[Plotting code records]

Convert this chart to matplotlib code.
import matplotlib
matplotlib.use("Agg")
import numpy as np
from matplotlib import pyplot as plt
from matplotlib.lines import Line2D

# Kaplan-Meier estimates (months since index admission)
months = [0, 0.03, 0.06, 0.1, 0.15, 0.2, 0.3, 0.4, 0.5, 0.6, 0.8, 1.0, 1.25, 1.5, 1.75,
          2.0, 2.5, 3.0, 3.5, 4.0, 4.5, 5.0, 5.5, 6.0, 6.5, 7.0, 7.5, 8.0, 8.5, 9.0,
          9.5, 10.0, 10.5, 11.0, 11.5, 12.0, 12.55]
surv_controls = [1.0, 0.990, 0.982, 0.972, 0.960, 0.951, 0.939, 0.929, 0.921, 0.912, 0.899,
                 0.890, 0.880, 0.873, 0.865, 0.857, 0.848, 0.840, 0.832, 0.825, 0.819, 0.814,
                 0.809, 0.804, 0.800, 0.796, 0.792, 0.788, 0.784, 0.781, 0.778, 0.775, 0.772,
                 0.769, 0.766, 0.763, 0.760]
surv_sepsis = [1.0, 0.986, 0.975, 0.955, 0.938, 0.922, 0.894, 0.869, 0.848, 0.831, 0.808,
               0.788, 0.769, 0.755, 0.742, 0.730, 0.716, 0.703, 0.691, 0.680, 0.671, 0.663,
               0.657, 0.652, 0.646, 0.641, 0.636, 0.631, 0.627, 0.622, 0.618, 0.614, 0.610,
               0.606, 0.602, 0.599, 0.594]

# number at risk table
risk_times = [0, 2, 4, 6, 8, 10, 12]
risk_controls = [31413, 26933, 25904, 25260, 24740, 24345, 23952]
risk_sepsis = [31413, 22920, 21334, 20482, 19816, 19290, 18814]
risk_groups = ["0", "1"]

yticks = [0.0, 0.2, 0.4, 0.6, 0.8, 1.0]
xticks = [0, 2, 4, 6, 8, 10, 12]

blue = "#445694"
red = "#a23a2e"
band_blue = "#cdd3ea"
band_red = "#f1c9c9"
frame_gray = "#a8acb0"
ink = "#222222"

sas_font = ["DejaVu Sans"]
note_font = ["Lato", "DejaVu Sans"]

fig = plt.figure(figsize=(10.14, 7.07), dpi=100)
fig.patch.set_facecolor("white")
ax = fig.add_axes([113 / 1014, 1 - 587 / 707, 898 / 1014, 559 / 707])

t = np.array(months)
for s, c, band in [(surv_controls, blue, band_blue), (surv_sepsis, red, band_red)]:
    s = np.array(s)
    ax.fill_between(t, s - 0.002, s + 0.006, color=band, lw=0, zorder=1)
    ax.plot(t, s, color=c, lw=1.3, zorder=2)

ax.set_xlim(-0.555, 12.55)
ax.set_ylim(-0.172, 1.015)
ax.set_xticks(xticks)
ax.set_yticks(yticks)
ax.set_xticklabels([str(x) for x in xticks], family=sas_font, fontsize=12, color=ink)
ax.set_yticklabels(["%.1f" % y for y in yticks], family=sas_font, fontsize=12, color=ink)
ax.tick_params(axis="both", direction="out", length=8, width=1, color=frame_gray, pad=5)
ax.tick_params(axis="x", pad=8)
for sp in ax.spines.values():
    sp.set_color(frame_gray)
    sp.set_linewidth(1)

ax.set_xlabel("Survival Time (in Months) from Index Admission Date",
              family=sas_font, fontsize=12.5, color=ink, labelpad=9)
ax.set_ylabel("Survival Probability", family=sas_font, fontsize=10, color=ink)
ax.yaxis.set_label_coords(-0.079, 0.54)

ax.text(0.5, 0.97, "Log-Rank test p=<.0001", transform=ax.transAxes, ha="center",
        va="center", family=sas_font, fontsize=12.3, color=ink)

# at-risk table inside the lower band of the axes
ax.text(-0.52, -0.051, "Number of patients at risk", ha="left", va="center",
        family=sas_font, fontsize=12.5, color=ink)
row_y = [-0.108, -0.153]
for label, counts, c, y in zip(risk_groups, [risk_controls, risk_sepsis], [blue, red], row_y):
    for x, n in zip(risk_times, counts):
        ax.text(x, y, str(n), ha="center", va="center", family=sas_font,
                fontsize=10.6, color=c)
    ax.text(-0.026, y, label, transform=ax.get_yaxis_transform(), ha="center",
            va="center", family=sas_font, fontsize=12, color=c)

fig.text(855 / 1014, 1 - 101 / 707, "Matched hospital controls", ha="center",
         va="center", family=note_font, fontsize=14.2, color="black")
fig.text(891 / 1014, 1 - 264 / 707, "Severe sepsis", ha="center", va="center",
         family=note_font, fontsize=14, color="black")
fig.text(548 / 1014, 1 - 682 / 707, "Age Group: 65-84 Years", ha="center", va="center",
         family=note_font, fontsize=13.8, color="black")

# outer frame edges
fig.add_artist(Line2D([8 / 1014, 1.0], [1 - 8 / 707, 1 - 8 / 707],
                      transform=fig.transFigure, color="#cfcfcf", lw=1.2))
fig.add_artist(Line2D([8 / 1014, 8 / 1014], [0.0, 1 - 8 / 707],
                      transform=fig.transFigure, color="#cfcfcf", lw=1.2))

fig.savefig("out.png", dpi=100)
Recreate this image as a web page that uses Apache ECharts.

» Exercise brief
Output all of the data above without any alteration.

» Written answer
Convert this chart to matplotlib code.
import matplotlib
matplotlib.use("Agg")
import numpy as np
from matplotlib import pyplot as plt
from matplotlib.lines import Line2D

# Kaplan-Meier estimates (months since index admission)
months = [0, 0.03, 0.06, 0.1, 0.15, 0.2, 0.3, 0.4, 0.5, 0.6, 0.8, 1.0, 1.25, 1.5, 1.75,
          2.0, 2.5, 3.0, 3.5, 4.0, 4.5, 5.0, 5.5, 6.0, 6.5, 7.0, 7.5, 8.0, 8.5, 9.0,
          9.5, 10.0, 10.5, 11.0, 11.5, 12.0, 12.55]
surv_controls = [1.0, 0.990, 0.982, 0.972, 0.960, 0.951, 0.939, 0.929, 0.921, 0.912, 0.899,
                 0.890, 0.880, 0.873, 0.865, 0.857, 0.848, 0.840, 0.832, 0.825, 0.819, 0.814,
                 0.809, 0.804, 0.800, 0.796, 0.792, 0.788, 0.784, 0.781, 0.778, 0.775, 0.772,
                 0.769, 0.766, 0.763, 0.760]
surv_sepsis = [1.0, 0.986, 0.975, 0.955, 0.938, 0.922, 0.894, 0.869, 0.848, 0.831, 0.808,
               0.788, 0.769, 0.755, 0.742, 0.730, 0.716, 0.703, 0.691, 0.680, 0.671, 0.663,
               0.657, 0.652, 0.646, 0.641, 0.636, 0.631, 0.627, 0.622, 0.618, 0.614, 0.610,
               0.606, 0.602, 0.599, 0.594]

# number at risk table
risk_times = [0, 2, 4, 6, 8, 10, 12]
risk_controls = [31413, 26933, 25904, 25260, 24740, 24345, 23952]
risk_sepsis = [31413, 22920, 21334, 20482, 19816, 19290, 18814]
risk_groups = ["0", "1"]

yticks = [0.0, 0.2, 0.4, 0.6, 0.8, 1.0]
xticks = [0, 2, 4, 6, 8, 10, 12]

blue = "#445694"
red = "#a23a2e"
band_blue = "#cdd3ea"
band_red = "#f1c9c9"
frame_gray = "#a8acb0"
ink = "#222222"

sas_font = ["DejaVu Sans"]
note_font = ["Lato", "DejaVu Sans"]

fig = plt.figure(figsize=(10.14, 7.07), dpi=100)
fig.patch.set_facecolor("white")
ax = fig.add_axes([113 / 1014, 1 - 587 / 707, 898 / 1014, 559 / 707])

t = np.array(months)
for s, c, band in [(surv_controls, blue, band_blue), (surv_sepsis, red, band_red)]:
    s = np.array(s)
    ax.fill_between(t, s - 0.002, s + 0.006, color=band, lw=0, zorder=1)
    ax.plot(t, s, color=c, lw=1.3, zorder=2)

ax.set_xlim(-0.555, 12.55)
ax.set_ylim(-0.172, 1.015)
ax.set_xticks(xticks)
ax.set_yticks(yticks)
ax.set_xticklabels([str(x) for x in xticks], family=sas_font, fontsize=12, color=ink)
ax.set_yticklabels(["%.1f" % y for y in yticks], family=sas_font, fontsize=12, color=ink)
ax.tick_params(axis="both", direction="out", length=8, width=1, color=frame_gray, pad=5)
ax.tick_params(axis="x", pad=8)
for sp in ax.spines.values():
    sp.set_color(frame_gray)
    sp.set_linewidth(1)

ax.set_xlabel("Survival Time (in Months) from Index Admission Date",
              family=sas_font, fontsize=12.5, color=ink, labelpad=9)
ax.set_ylabel("Survival Probability", family=sas_font, fontsize=10, color=ink)
ax.yaxis.set_label_coords(-0.079, 0.54)

ax.text(0.5, 0.97, "Log-Rank test p=<.0001", transform=ax.transAxes, ha="center",
        va="center", family=sas_font, fontsize=12.3, color=ink)

# at-risk table inside the lower band of the axes
ax.text(-0.52, -0.051, "Number of patients at risk", ha="left", va="center",
        family=sas_font, fontsize=12.5, color=ink)
row_y = [-0.108, -0.153]
for label, counts, c, y in zip(risk_groups, [risk_controls, risk_sepsis], [blue, red], row_y):
    for x, n in zip(risk_times, counts):
        ax.text(x, y, str(n), ha="center", va="center", family=sas_font,
                fontsize=10.6, color=c)
    ax.text(-0.026, y, label, transform=ax.get_yaxis_transform(), ha="center",
            va="center", family=sas_font, fontsize=12, color=c)

fig.text(855 / 1014, 1 - 101 / 707, "Matched hospital controls", ha="center",
         va="center", family=note_font, fontsize=14.2, color="black")
fig.text(891 / 1014, 1 - 264 / 707, "Severe sepsis", ha="center", va="center",
         family=note_font, fontsize=14, color="black")
fig.text(548 / 1014, 1 - 682 / 707, "Age Group: 65-84 Years", ha="center", va="center",
         family=note_font, fontsize=13.8, color="black")

# outer frame edges
fig.add_artist(Line2D([8 / 1014, 1.0], [1 - 8 / 707, 1 - 8 / 707],
                      transform=fig.transFigure, color="#cfcfcf", lw=1.2))
fig.add_artist(Line2D([8 / 1014, 8 / 1014], [0.0, 1 - 8 / 707],
                      transform=fig.transFigure, color="#cfcfcf", lw=1.2))

fig.savefig("out.png", dpi=100)
Recreate this image as a web page that uses Apache ECharts.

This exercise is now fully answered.